In 2014, Barrick and Newmont held takeover talks that ended in acrimony. The two sides couldn’t agree on who would run the show.
Barrick tried again in 2019, making a hostile bid that failed after Newmont pointed to its potential buyer’s “poor track record on delivering shareholder returns and unfavourable jurisdictional risk.”
In September, that poor track record led Barrick to cut ties with chief executive officer Mark Bristow. At the time, Mr. Thornton, former president of Goldman Sachs Group Inc., said the board was committed to finding a new CEO who could “fully capitalize on Barrick’s world-class assets and capabilities.”
The same day Mr. Bristow departed, Newmont announced CEO Tom Palmer planned to retire on Dec. 31 after six years at the helm.
Newmont’s new CEO is Natascha Viljoen, who served as chief operating officer for the last two years and was previously CEO of Anglo American Platinum, the world’s largest platinum producer.

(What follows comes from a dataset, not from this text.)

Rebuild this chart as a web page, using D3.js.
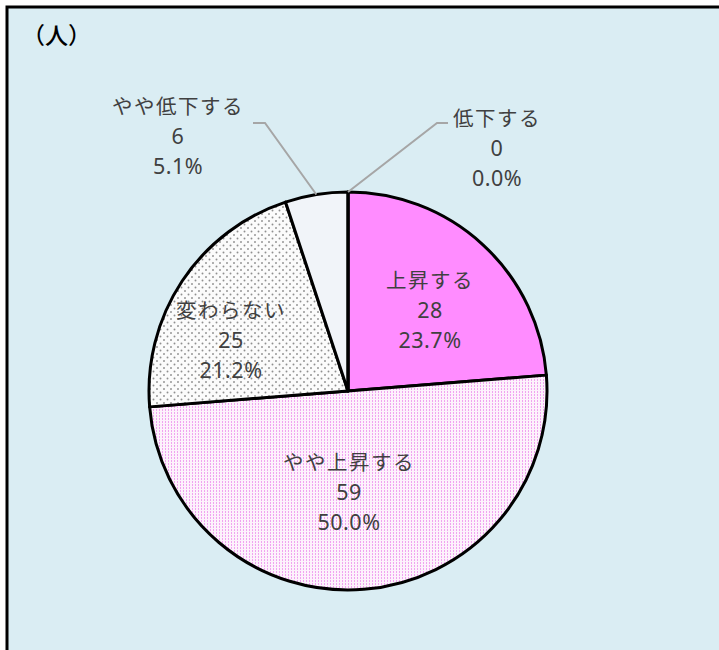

Barrick is still looking for a new CEO. Interim boss Mark Hill is overseeing the IPO process and expected to update shareholders when the miner reports financial results in February.
By the time Barrick finishes its work on a possible IPO this winter, it should have a new leader. That CEO will have the muscle that comes from owning a NewCo that ranks among the world’s five largest gold producers and holds controlling interests in its key North American mines.
Across the table, Ms. Viljoen will be looking for a reason to justify the Newmont’s board’s decision to give her the top job. Neither newly minted CEO will be burdened by the legacy of more than a decade of poisonous takeover talks.
There will be all sorts of action before the final scene in this movie. However, the ending has to feature Barrick and Newmont setting aside bad blood and combining their operations.